[Dataset entries]
__________
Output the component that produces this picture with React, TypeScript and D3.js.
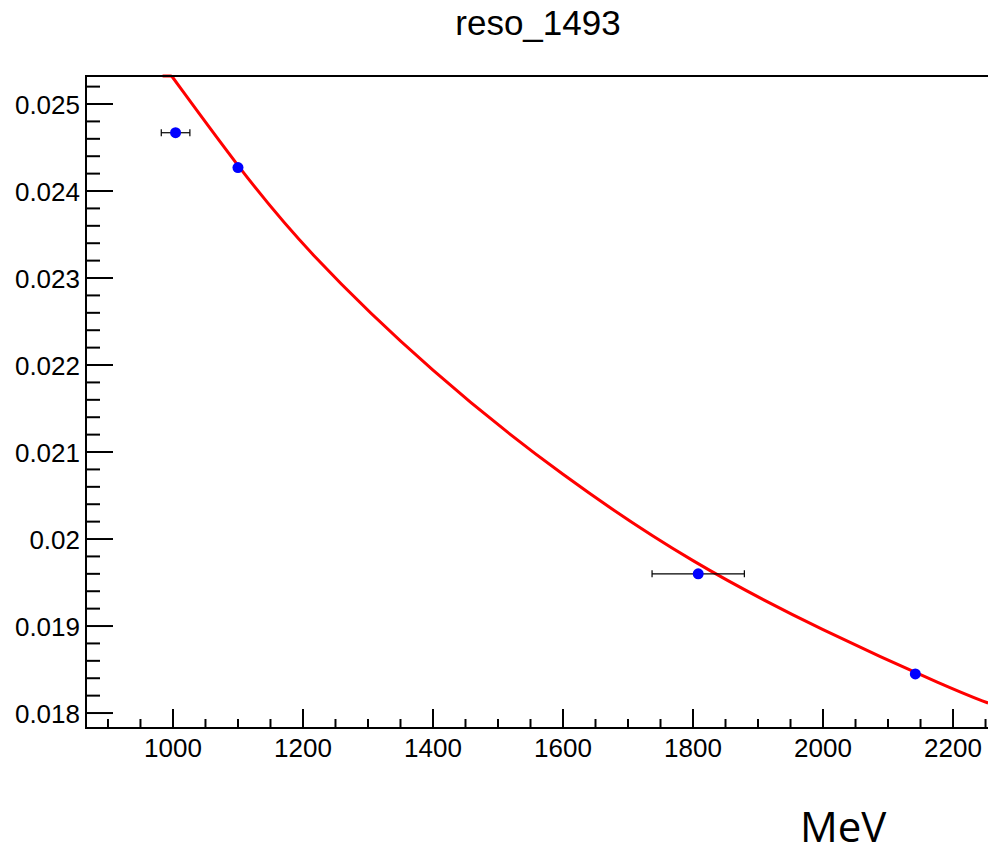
import React, { useEffect, useRef } from 'react'
import * as d3 from 'd3'

// measured points (MeV, resolution)
const energy = [1004, 1100, 1808, 2142]
const reso = [0.02467, 0.02427, 0.0196, 0.01845]
const energyErr = [22, 0, 71, 0]

// fit curve
const fitE = [998, 1100, 1200, 1400, 1600, 1800, 2000, 2200, 2254]
const fitR = [0.025322, 0.02428, 0.023345, 0.021897, 0.020713, 0.019713, 0.018943, 0.01827, 0.018115]
const fitStart = 984 // the fit runs clipped along the frame top from here

const xTicks = [1000, 1200, 1400, 1600, 1800, 2000, 2200]
const yTicks = [0.018, 0.019, 0.02, 0.021, 0.022, 0.023, 0.024, 0.025]
const yTickLabels = ['0.018', '0.019', '0.02', '0.021', '0.022', '0.023', '0.024', '0.025']

const W = 988
const H = 852
const margin = { left: 86, top: 76, right: 0, bottom: 124 }

export default function App() {
  const ref = useRef<SVGSVGElement>(null)

  useEffect(() => {
    const svg = d3.select(ref.current)
    svg.selectAll('*').remove()
    const font = '"Liberation Sans", Arial, Helvetica, sans-serif'

    const x = d3.scaleLinear().domain([866.2, 2253.8]).range([margin.left, W - margin.right])
    const y = d3.scaleLinear().domain([0.017828, 0.025322]).range([H - margin.bottom, margin.top])
    const x0 = margin.left, x1 = W - margin.right, y0 = H - margin.bottom, y1 = margin.top

    svg.append('rect').attr('width', W).attr('height', H).attr('fill', '#fff')

    // title
    svg.append('text').attr('x', 538).attr('y', 35).attr('text-anchor', 'middle')
      .style('font-family', font).style('font-size', '35px').text('reso_1493')

    // fit curve, clipped to frame
    svg.append('clipPath').attr('id', 'frame').append('rect')
      .attr('x', x0).attr('y', y1 - 2).attr('width', x1 - x0).attr('height', y0 - y1 + 2)
    const line = d3.line<number>().x((_, i) => x(fitE[i])).y(d => y(d)).curve(d3.curveBasis)
    svg.append('path').attr('d', line(fitR)).attr('fill', 'none').attr('stroke', '#ff0000')
      .attr('stroke-width', 3).attr('clip-path', 'url(#frame)')
    svg.append('line').attr('x1', x(fitStart)).attr('x2', x(fitE[0])).attr('y1', y(fitR[0])).attr('y2', y(fitR[0]))
      .attr('stroke', '#ff0000').attr('stroke-width', 3)

    // error bars + markers
    const g = svg.append('g')
    energy.forEach((e, i) => {
      const cy = y(reso[i])
      if (energyErr[i] > 0) {
        const a = x(e - energyErr[i]), b = x(e + energyErr[i])
        g.append('line').attr('x1', a).attr('x2', b).attr('y1', cy).attr('y2', cy).attr('stroke', '#000').attr('stroke-width', 1.2)
        ;[a, b].forEach(v => g.append('line').attr('x1', v).attr('x2', v).attr('y1', cy - 3.5).attr('y2', cy + 3.5).attr('stroke', '#000').attr('stroke-width', 1.2))
      }
      g.append('circle').attr('cx', x(e)).attr('cy', cy).attr('r', 5.5).attr('fill', '#0000ff')
    })

    // frame
    const frame = svg.append('g').attr('stroke', '#000').attr('stroke-width', 2)
    frame.append('line').attr('x1', x0).attr('x2', x0).attr('y1', y1 - 1).attr('y2', y0 + 1)
    frame.append('line').attr('x1', x0).attr('x2', x1).attr('y1', y0).attr('y2', y0)
    frame.append('line').attr('x1', x0).attr('x2', x1).attr('y1', y1).attr('y2', y1)

    // x ticks
    const xt = svg.append('g').attr('stroke', '#000').attr('stroke-width', 2)
    d3.range(900, 2260, 50).forEach(v => {
      const major = v % 200 === 0
      xt.append('line').attr('x1', x(v)).attr('x2', x(v)).attr('y1', y0).attr('y2', y0 - (major ? 19 : 9))
    })
    svg.append('g').selectAll('text').data(xTicks).join('text')
      .attr('x', d => x(d)).attr('y', 757).attr('text-anchor', 'middle')
      .style('font-family', font).style('font-size', '26px').text(d => d)

    // y ticks
    const yt = svg.append('g').attr('stroke', '#000').attr('stroke-width', 2)
    d3.range(0, 37).forEach(k => {
      const v = 0.018 + k * 0.0002
      if (v > 0.02533) return
      const major = k % 5 === 0
      yt.append('line').attr('x1', x0).attr('x2', x0 + (major ? 27 : 14)).attr('y1', y(v)).attr('y2', y(v))
    })
    svg.append('g').selectAll('text').data(yTicks).join('text')
      .attr('x', 80).attr('y', d => y(d) + 9.5).attr('text-anchor', 'end')
      .style('font-family', font).style('font-size', '26px').text((_, i) => yTickLabels[i])

    // axis title
    svg.append('text').attr('x', 800).attr('y', 842)
      .style('font-family', '"Open Sans", sans-serif').style('font-size', '42px').text('MeV')
  }, [])

  return <svg ref={ref} width={W} height={H} style={{ position: 'absolute', left: 0, top: 0, display: 'block' }} />
}
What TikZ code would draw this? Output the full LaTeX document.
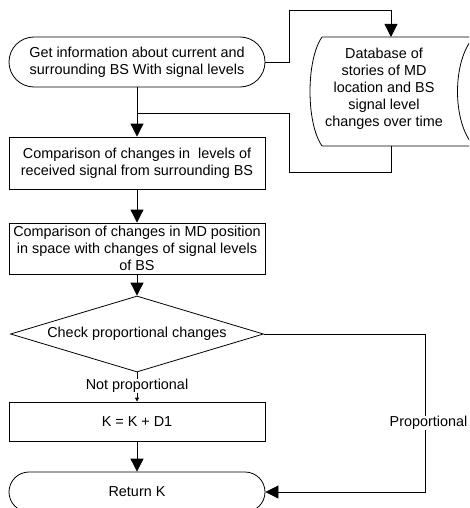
__________
# GIVEN EXERCISE
Set down all the entries exactly as they appear, but skip any pictures.

# COMPLETED TASK
Output the component that produces this picture with React, TypeScript and D3.js.
import React, { useEffect, useRef } from 'react'
import * as d3 from 'd3'

// measured points (MeV, resolution)
const energy = [1004, 1100, 1808, 2142]
const reso = [0.02467, 0.02427, 0.0196, 0.01845]
const energyErr = [22, 0, 71, 0]

// fit curve
const fitE = [998, 1100, 1200, 1400, 1600, 1800, 2000, 2200, 2254]
const fitR = [0.025322, 0.02428, 0.023345, 0.021897, 0.020713, 0.019713, 0.018943, 0.01827, 0.018115]
const fitStart = 984 // the fit runs clipped along the frame top from here

const xTicks = [1000, 1200, 1400, 1600, 1800, 2000, 2200]
const yTicks = [0.018, 0.019, 0.02, 0.021, 0.022, 0.023, 0.024, 0.025]
const yTickLabels = ['0.018', '0.019', '0.02', '0.021', '0.022', '0.023', '0.024', '0.025']

const W = 988
const H = 852
const margin = { left: 86, top: 76, right: 0, bottom: 124 }

export default function App() {
  const ref = useRef<SVGSVGElement>(null)

  useEffect(() => {
    const svg = d3.select(ref.current)
    svg.selectAll('*').remove()
    const font = '"Liberation Sans", Arial, Helvetica, sans-serif'

    const x = d3.scaleLinear().domain([866.2, 2253.8]).range([margin.left, W - margin.right])
    const y = d3.scaleLinear().domain([0.017828, 0.025322]).range([H - margin.bottom, margin.top])
    const x0 = margin.left, x1 = W - margin.right, y0 = H - margin.bottom, y1 = margin.top

    svg.append('rect').attr('width', W).attr('height', H).attr('fill', '#fff')

    // title
    svg.append('text').attr('x', 538).attr('y', 35).attr('text-anchor', 'middle')
      .style('font-family', font).style('font-size', '35px').text('reso_1493')

    // fit curve, clipped to frame
    svg.append('clipPath').attr('id', 'frame').append('rect')
      .attr('x', x0).attr('y', y1 - 2).attr('width', x1 - x0).attr('height', y0 - y1 + 2)
    const line = d3.line<number>().x((_, i) => x(fitE[i])).y(d => y(d)).curve(d3.curveBasis)
    svg.append('path').attr('d', line(fitR)).attr('fill', 'none').attr('stroke', '#ff0000')
      .attr('stroke-width', 3).attr('clip-path', 'url(#frame)')
    svg.append('line').attr('x1', x(fitStart)).attr('x2', x(fitE[0])).attr('y1', y(fitR[0])).attr('y2', y(fitR[0]))
      .attr('stroke', '#ff0000').attr('stroke-width', 3)

    // error bars + markers
    const g = svg.append('g')
    energy.forEach((e, i) => {
      const cy = y(reso[i])
      if (energyErr[i] > 0) {
        const a = x(e - energyErr[i]), b = x(e + energyErr[i])
        g.append('line').attr('x1', a).attr('x2', b).attr('y1', cy).attr('y2', cy).attr('stroke', '#000').attr('stroke-width', 1.2)
        ;[a, b].forEach(v => g.append('line').attr('x1', v).attr('x2', v).attr('y1', cy - 3.5).attr('y2', cy + 3.5).attr('stroke', '#000').attr('stroke-width', 1.2))
      }
      g.append('circle').attr('cx', x(e)).attr('cy', cy).attr('r', 5.5).attr('fill', '#0000ff')
    })

    // frame
    const frame = svg.append('g').attr('stroke', '#000').attr('stroke-width', 2)
    frame.append('line').attr('x1', x0).attr('x2', x0).attr('y1', y1 - 1).attr('y2', y0 + 1)
    frame.append('line').attr('x1', x0).attr('x2', x1).attr('y1', y0).attr('y2', y0)
    frame.append('line').attr('x1', x0).attr('x2', x1).attr('y1', y1).attr('y2', y1)

    // x ticks
    const xt = svg.append('g').attr('stroke', '#000').attr('stroke-width', 2)
    d3.range(900, 2260, 50).forEach(v => {
      const major = v % 200 === 0
      xt.append('line').attr('x1', x(v)).attr('x2', x(v)).attr('y1', y0).attr('y2', y0 - (major ? 19 : 9))
    })
    svg.append('g').selectAll('text').data(xTicks).join('text')
      .attr('x', d => x(d)).attr('y', 757).attr('text-anchor', 'middle')
      .style('font-family', font).style('font-size', '26px').text(d => d)

    // y ticks
    const yt = svg.append('g').attr('stroke', '#000').attr('stroke-width', 2)
    d3.range(0, 37).forEach(k => {
      const v = 0.018 + k * 0.0002
      if (v > 0.02533) return
      const major = k % 5 === 0
      yt.append('line').attr('x1', x0).attr('x2', x0 + (major ? 27 : 14)).attr('y1', y(v)).attr('y2', y(v))
    })
    svg.append('g').selectAll('text').data(yTicks).join('text')
      .attr('x', 80).attr('y', d => y(d) + 9.5).attr('text-anchor', 'end')
      .style('font-family', font).style('font-size', '26px').text((_, i) => yTickLabels[i])

    // axis title
    svg.append('text').attr('x', 800).attr('y', 842)
      .style('font-family', '"Open Sans", sans-serif').style('font-size', '42px').text('MeV')
  }, [])

  return <svg ref={ref} width={W} height={H} style={{ position: 'absolute', left: 0, top: 0, display: 'block' }} />
}
What TikZ code would draw this? Output the full LaTeX document.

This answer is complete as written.